Hacia el final de mi primera partida a Skyrim, abusé ligeramente del sistema de alquimia y forjé una espada a dos manos con doble encantamiento que infligía más de mil daños de un golpe. Esa espada puso fin a una guerra e hizo la mayor parte del trabajo de matar a un dios dragón. Estaba compuesta por algunos de los materiales más raros del mundo, imbuida con el alma de un sacerdote dragón, y fue elaborada por un talento mejor que el de los Daedra. Era un arma que podía construir o romper un imperio y no tenía precio, ya que nadie más en el universo podría haber hecho una igual, excepto yo.
Se llamaba «Gran Espada Daédrica (Legendaria)».

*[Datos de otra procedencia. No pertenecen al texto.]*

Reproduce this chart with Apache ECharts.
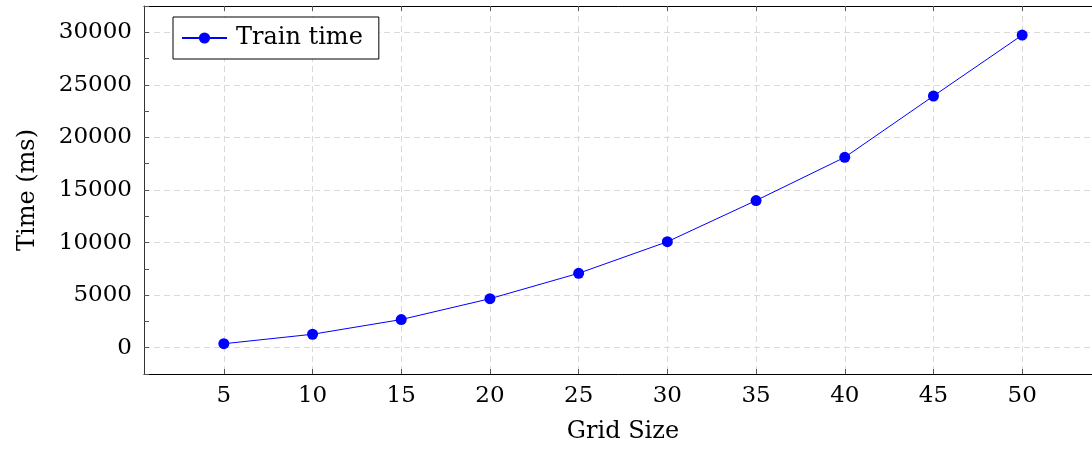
<!DOCTYPE html>
<html>
<head>
<meta charset="utf-8">
<script src="https://cdn.jsdelivr.net/npm/echarts@6/dist/echarts.min.js"></script>
<style>
  html, body { margin: 0; padding: 0; background: #fff; }
  #chart { width: 1092px; height: 450px; }
</style>
</head>
<body>
<div id="chart"></div>
<script>
// Training time per grid size
const gridSizes = [5, 10, 15, 20, 25, 30, 35, 40, 45, 50];
const trainTimeMs = [380, 1280, 2680, 4660, 7080, 10080, 14000, 18110, 23940, 29730];
const xTickValues = [5, 10, 15, 20, 25, 30, 35, 40, 45, 50];
const yTickValues = [0, 5000, 10000, 15000, 20000, 25000, 30000];

const FONT = 'DejaVu Serif';
const gridLineStyle = { color: '#dadada', width: 1, type: [6, 4] };
const plain = v => String(v);

const chart = echarts.init(document.getElementById('chart'), null, { renderer: 'canvas' });

chart.setOption({
  animation: false,
  backgroundColor: '#fff',
  grid: { left: 144, top: 6, right: -10, bottom: 76, containLabel: false, outerBoundsMode: 'none' },
  legend: {
    left: 173,
    top: 17,
    orient: 'vertical',
    backgroundColor: '#fff',
    borderColor: '#000',
    borderWidth: 1,
    borderRadius: 0,
    padding: [9, 16, 9, 8],
    itemWidth: 45,
    itemHeight: 14,
    textStyle: { fontFamily: FONT, fontSize: 24, color: '#000', padding: [0, 0, 0, 4] },
    data: ['Train time']
  },
  xAxis: [
    {
      type: 'value',
      position: 'bottom',
      min: 0.5,
      max: 54.5,
      name: 'Grid Size',
      nameLocation: 'middle',
      nameGap: 46,
      nameTextStyle: { fontFamily: FONT, fontSize: 24, color: '#000' },
      axisLine: { show: true, onZero: false, lineStyle: { color: '#000', width: 1 } },
      axisTick: { show: true, inside: true, length: 5, customValues: xTickValues, lineStyle: { color: '#555' } },
      axisLabel: { show: true, customValues: xTickValues, formatter: plain, fontFamily: FONT, fontSize: 23, color: '#000', margin: 11 },
      splitLine: { show: true, lineStyle: gridLineStyle }
    },
    {
      type: 'value',
      position: 'top',
      min: 0.5,
      max: 54.5,
      axisLine: { show: true, onZero: false, lineStyle: { color: '#000', width: 1 } },
      axisTick: { show: true, inside: true, length: 5, customValues: xTickValues, lineStyle: { color: '#555' } },
      axisLabel: { show: false },
      splitLine: { show: false }
    }
  ],
  yAxis: [
    {
      type: 'value',
      position: 'left',
      min: -2500,
      max: 32500,
      name: 'Time (ms)',
      nameLocation: 'middle',
      nameGap: 104,
      nameTextStyle: { fontFamily: FONT, fontSize: 24, color: '#000' },
      axisLine: { show: true, onZero: false, lineStyle: { color: '#333', width: 1 } },
      axisTick: { show: true, inside: true, length: 5, customValues: yTickValues, lineStyle: { color: '#555' } },
      axisLabel: { show: true, customValues: yTickValues, formatter: plain, fontFamily: FONT, fontSize: 23, color: '#000', margin: 12 },
      splitLine: { show: true, lineStyle: gridLineStyle }
    },
    {
      // minor ticks every 2500
      type: 'value',
      position: 'left',
      min: -2500,
      max: 32500,
      interval: 2500,
      axisLine: { show: false },
      axisTick: { show: true, inside: true, length: 5, lineStyle: { color: '#555' } },
      axisLabel: { show: false },
      splitLine: { show: false }
    }
  ],
  series: [
    {
      name: 'Train time',
      type: 'line',
      xAxisIndex: 0,
      yAxisIndex: 0,
      data: gridSizes.map((g, i) => [g, trainTimeMs[i]]),
      symbol: 'circle',
      symbolSize: 11,
      itemStyle: { color: '#0000ff' },
      lineStyle: { color: '#0000ff', width: 1 }
    }
  ]
});
</script>
</body>
</html>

Mi equipo de esgrima está hecho de acero, titanio y aluminio. Si lleva un encantamiento, es una maldición menor que frustra mi control de puntos en momentos críticos. La única parte a la que le tengo verdadero apego en cualquiera de ellos es la empuñadura, y la única característica distintiva que tiene cualquiera de ellos es que uno necesita claramente que le cambien la arandela porque me encuentro con que tengo que apretar la tuerca con demasiada frecuencia. Ni siquiera les doy la dignidad de artículos definidos.